Lagrange Multipliers I
On the last slide, we found the maximum of a function on the boundary of
a square, and a maximum of a function on the boundary of a disk, using
single-variable methods. This isn't always possible, especially when
our region is 3-dimensional, so that the boundary is a 2-dimensional
surface. In this slide we'll see how to find the maximum or mimimum
of a function on such a curve or surface.
Such so-called constrained optimization problems
come up frequently in applications. Suppose, for instance, you want
To maximize production by allocating a fixed amount of capital between labor and manufacturing costs,
Or to know where a weather balloon at the end of a fixed length of cable ends up,
Or need to pack food for a trip, but you've got
a limited amount of space in your car.
We solve these problems with the method of Lagrange multipliers.

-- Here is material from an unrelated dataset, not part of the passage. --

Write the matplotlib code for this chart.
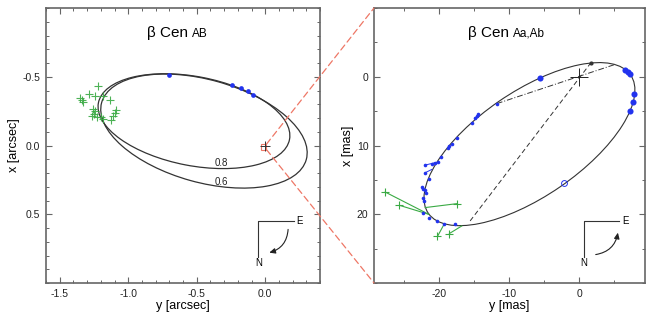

This is a particularly powerful technique
in engineering, the sciences and economics because it works in a wide
variety of problems and in any number of variables. There are two
ways to think about the method. One, based on gradients, is explained in
the following video. The other, based on contour maps, is explained in
the subsequent text.
Let's set up an idealized mathematical model by taking a
'hike in the mountains':
Problem:Find the maximum and minimum values of $$f(x, y)\ = \ y^2 - x^2$$subject to the constraint$$g(x,\,y)\ =\ x^2+y^2-4\ = \ 0\,.$$
We could use single variable methods: simply eliminate $y$ from
$f(x,\, y)$ using $g(x,\,y) = 0$.
However, it will be instructive to investigate the problem using a lot
of what has been learned of late! using a lot of what has been
learned of late! The graph of $x^2+y^2 - 4=0$ is a circle of radius
$2$ centered at the origin in the $xy$-plane. Without restrictions on
$x,\, y$ there would be no maximum or minimum values of $f(x,\,y)=x^2-y^2$,
just the saddle point at the origin!
The constraint places restrictions on the values of $x,\,y$ in
$f(x,\,y)$. Let's explore the effect of this constraint condition
both in $3$-space and via contour maps in the $xy$-plane. In $3$-space
we look at the surface $z=f(x,\,y)$ and think of $z$ as elevation above
sea level.
The trouble is that the graph of $f$ is a surface in
$3$-space, while the graph of $g$ is a circle in the $xy$-plane. But
in $3$-space the graph of $x^2+y^2 - 4 = 0$ is a
circular cylinder. So the constraint $g(x,\,y)= 0$ says we
look only for highest and lowest points on the path
where the cylinder graph intersects the graph of $z = x^2-y^2$
as shown in orange to the left below. At these maximum and minimum
points you are walking horizontally along the contour through
that point - you'd still be going uphill or downhill otherwise! How
can this be seen in the contour map of $z = x^2-y^2$ as shown to the
right below?
Do you see which point on the orange curve
corresponds to the point $P$ on the contour map? What about $Q$ and
$R$? (Don't forget to rotate the surface for different viewpoints.)
The crucial idea is that when the contour line and the circle have a
common tangent at a point $(a,\,b)$ in the right hand graphic, then
the corresponding point on the orange curve will be at a local max and
local minimum on the curve because here you will be
walking horizontally along the contour. But then both gradient
vectors $\nabla f(a,\,b)$ and $\nabla g(a,\,b)$ will be perpendicular
to this common tangent at $(a,\,b)$, hence parallel. Since two
vectors are parallel when one is a scalar multiple of the
other, we thus get:
Method of Lagrange Multipliers:
the maximum and minimum values of $z = f(x, \,y)$ subject to the
constraint $g(x, \,y) = 0$ occur at a point $(a, \,b)$ for which there exists $\lambda$
such that
$$ (\nabla f)(a, \,b) \ =\ \lambda (\nabla g)(a, \,b), \qquad g(a,\, b) \ = \ 0\,,$$
and $(\nabla g)(a, \,b) \ne 0$. Such points $(a,\,b)$ will be called critical points.
The method of Lagrange multipliers works just as well
when $f(x, \,y,\,z)$ and $g(x, \,y, \,z)$ are functions of $3$ variables
(or any greater number of variables for that matter). Since $\nabla f$ and
$\nabla g$ are still well-defined, we can still solve the
equations $\nabla f = \lambda \nabla g$ and $g=0$.